There may be other stipulations regarding how and when you can deduct certain fees. Ask your tax preparer, lender or other financial advisors which fees you can deduct from your taxes.
» MORE: Tax deductions for homeowners
Closing cost credits are credits from the seller that are applied to the buyer’s closing costs. They are often used for necessary home repairs to the purchased property.
To incentivize a seller to accept responsibility for your closing costs, you should limit other demands as much as possible. For example, if you request multiple repairs or a significant reduction in the home’s purchase price, the seller might not choose to accept the additional expense of your closing fees. Make an offer as close to the seller’s asking price as possible for the best chance of success.
Closing costs are a standard part of the homebuying process. In some situations, you can convince a seller to pay closing costs on your behalf. Closing costs may include numerous expenses, including the cost of appraisals and the first year’s insurance premiums, as well as title and loan fees.
For a buyer, the most expensive part of closing costs is typically the origination fee, which is anywhere from 0.5% to 1% of the purchase price. For a seller, the most expensive part of closing costs is typically the real estate agent’s commission, which averages 5.46%.
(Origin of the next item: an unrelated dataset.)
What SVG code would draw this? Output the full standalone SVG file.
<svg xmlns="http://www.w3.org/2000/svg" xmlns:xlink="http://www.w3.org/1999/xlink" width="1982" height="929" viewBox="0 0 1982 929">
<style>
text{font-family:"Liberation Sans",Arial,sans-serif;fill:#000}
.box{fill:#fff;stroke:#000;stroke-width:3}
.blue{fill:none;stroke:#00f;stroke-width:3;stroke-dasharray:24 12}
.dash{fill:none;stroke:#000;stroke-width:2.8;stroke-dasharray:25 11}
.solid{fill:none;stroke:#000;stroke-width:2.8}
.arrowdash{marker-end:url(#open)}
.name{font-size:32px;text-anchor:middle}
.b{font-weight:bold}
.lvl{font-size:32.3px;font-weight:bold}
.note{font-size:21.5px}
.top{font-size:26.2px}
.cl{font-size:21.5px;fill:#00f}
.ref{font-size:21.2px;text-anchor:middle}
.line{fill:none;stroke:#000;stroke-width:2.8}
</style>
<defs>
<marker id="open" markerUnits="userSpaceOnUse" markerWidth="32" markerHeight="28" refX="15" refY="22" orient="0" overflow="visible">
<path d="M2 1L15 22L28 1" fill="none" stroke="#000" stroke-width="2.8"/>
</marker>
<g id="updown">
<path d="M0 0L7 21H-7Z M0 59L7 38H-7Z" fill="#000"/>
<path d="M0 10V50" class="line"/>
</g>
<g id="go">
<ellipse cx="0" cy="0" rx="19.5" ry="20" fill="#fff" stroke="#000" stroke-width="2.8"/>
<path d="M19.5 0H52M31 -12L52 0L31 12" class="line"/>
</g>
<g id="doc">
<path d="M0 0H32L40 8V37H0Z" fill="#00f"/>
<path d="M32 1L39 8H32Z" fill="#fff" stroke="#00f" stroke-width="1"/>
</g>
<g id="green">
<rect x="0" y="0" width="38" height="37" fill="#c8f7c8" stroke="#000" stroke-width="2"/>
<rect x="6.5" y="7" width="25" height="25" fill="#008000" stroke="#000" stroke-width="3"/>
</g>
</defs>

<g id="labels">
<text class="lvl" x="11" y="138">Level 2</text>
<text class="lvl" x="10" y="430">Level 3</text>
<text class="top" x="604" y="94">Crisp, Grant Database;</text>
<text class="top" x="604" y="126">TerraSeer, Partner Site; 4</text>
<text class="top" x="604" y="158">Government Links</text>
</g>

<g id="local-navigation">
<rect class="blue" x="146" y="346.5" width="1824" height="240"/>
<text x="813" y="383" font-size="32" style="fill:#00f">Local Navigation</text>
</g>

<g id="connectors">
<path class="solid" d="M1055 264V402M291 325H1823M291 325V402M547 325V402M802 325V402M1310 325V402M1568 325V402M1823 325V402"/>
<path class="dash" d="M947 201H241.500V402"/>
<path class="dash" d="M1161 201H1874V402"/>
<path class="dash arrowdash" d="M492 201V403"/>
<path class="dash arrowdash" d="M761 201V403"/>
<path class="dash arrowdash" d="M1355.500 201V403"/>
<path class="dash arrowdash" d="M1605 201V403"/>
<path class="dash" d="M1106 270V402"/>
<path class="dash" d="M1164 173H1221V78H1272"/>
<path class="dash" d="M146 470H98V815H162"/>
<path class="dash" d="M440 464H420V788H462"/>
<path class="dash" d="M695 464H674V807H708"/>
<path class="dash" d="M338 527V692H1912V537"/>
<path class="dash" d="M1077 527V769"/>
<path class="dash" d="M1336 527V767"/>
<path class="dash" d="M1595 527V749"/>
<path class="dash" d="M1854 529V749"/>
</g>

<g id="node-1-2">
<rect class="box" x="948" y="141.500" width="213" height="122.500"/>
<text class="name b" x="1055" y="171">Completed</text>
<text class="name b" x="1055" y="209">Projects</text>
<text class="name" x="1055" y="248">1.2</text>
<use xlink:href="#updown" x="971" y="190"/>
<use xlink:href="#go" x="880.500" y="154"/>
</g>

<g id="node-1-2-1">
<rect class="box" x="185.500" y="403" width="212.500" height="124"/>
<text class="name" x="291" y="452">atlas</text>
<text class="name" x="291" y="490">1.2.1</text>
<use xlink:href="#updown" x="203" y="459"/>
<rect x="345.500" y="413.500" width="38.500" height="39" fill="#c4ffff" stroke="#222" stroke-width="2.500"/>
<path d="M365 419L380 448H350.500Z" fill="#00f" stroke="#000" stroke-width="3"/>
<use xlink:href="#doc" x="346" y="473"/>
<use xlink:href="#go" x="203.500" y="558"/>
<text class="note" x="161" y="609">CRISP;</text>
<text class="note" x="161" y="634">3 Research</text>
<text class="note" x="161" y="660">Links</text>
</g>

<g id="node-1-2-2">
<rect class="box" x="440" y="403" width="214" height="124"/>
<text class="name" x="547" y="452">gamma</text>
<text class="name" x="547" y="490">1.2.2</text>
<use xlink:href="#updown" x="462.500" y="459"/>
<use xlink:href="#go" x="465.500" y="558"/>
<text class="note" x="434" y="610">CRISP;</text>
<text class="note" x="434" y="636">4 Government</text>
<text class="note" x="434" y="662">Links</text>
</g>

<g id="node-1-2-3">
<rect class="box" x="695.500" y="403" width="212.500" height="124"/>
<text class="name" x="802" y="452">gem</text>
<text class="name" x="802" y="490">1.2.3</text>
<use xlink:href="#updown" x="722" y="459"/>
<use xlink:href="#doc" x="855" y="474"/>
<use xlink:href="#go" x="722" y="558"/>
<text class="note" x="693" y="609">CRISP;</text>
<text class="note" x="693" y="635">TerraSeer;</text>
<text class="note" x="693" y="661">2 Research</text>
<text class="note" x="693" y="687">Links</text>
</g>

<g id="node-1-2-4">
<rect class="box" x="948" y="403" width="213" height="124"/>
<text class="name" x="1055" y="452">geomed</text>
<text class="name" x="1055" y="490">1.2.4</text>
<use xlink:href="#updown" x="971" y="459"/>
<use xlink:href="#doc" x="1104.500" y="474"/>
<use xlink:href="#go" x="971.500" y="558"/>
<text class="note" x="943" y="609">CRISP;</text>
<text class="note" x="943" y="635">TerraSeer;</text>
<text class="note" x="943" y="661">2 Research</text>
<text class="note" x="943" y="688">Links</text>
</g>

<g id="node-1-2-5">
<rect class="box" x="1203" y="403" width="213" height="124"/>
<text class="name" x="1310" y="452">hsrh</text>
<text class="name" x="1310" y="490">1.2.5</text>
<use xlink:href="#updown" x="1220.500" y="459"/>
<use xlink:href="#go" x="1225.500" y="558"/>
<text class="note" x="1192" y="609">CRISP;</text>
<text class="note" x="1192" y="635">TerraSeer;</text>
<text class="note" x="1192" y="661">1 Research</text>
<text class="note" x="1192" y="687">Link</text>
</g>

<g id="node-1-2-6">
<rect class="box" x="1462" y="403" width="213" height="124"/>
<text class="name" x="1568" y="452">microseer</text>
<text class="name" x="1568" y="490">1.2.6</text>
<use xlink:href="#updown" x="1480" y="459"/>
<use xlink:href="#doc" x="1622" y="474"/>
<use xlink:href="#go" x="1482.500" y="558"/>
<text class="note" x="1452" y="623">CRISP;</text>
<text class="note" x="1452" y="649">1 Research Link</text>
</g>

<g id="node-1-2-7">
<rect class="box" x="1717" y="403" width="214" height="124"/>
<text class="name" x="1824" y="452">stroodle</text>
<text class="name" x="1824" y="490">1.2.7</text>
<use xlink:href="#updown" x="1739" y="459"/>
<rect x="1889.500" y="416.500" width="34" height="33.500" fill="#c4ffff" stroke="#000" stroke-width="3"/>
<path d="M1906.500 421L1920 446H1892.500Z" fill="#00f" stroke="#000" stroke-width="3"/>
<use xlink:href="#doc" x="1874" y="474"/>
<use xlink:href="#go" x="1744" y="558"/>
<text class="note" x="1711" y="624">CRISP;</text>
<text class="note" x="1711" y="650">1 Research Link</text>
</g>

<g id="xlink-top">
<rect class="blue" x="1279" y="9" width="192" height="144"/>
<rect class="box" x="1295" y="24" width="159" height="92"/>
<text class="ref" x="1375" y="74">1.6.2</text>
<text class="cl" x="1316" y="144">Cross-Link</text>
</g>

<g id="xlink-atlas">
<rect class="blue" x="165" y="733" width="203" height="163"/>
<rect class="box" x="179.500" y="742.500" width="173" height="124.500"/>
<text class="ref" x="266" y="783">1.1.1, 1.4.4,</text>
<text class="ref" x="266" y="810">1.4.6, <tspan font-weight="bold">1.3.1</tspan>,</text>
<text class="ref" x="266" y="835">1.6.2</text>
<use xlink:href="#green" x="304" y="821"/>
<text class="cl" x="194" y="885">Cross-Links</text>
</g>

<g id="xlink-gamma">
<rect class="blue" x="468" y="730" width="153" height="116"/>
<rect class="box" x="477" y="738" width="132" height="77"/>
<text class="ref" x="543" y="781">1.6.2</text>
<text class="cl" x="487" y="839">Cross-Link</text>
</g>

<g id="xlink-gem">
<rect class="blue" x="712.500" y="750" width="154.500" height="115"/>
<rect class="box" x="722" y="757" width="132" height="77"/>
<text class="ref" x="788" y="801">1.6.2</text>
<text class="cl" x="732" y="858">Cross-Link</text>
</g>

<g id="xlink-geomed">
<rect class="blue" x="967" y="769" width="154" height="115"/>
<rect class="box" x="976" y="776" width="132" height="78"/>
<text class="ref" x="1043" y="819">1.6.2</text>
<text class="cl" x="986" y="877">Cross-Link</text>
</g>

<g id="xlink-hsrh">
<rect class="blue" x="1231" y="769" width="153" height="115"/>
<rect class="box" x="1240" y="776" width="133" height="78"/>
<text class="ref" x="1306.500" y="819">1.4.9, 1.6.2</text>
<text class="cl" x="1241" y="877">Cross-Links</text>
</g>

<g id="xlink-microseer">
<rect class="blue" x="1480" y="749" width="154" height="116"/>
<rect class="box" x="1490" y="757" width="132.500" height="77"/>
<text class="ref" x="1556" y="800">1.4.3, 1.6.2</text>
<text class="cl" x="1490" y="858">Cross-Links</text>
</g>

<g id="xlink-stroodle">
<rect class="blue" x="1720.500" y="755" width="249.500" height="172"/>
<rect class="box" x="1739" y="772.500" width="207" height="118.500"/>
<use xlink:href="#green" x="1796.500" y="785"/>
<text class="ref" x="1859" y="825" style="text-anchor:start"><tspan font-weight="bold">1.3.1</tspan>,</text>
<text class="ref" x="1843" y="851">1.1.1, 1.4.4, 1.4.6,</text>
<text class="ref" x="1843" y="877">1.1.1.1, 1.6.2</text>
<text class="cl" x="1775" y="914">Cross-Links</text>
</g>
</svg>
Closing costs are part of the process of buying a home. Whether you pay them upfront, roll them into your loan or request that the seller pay a portion of them on your behalf, you can plan to do a lot of talking about closing costs throughout the purchasing process.
Remember to seek lenders that offer reasonable fees, and don’t be afraid to ask a seller to make some concessions on closing costs if you feel you’ve made a good offer or that they’re a particularly motivated seller. If you’re not able to negotiate these costs, you can generally expect to pay between 2% and 5% of a home’s purchase price on top of your down payment at closing.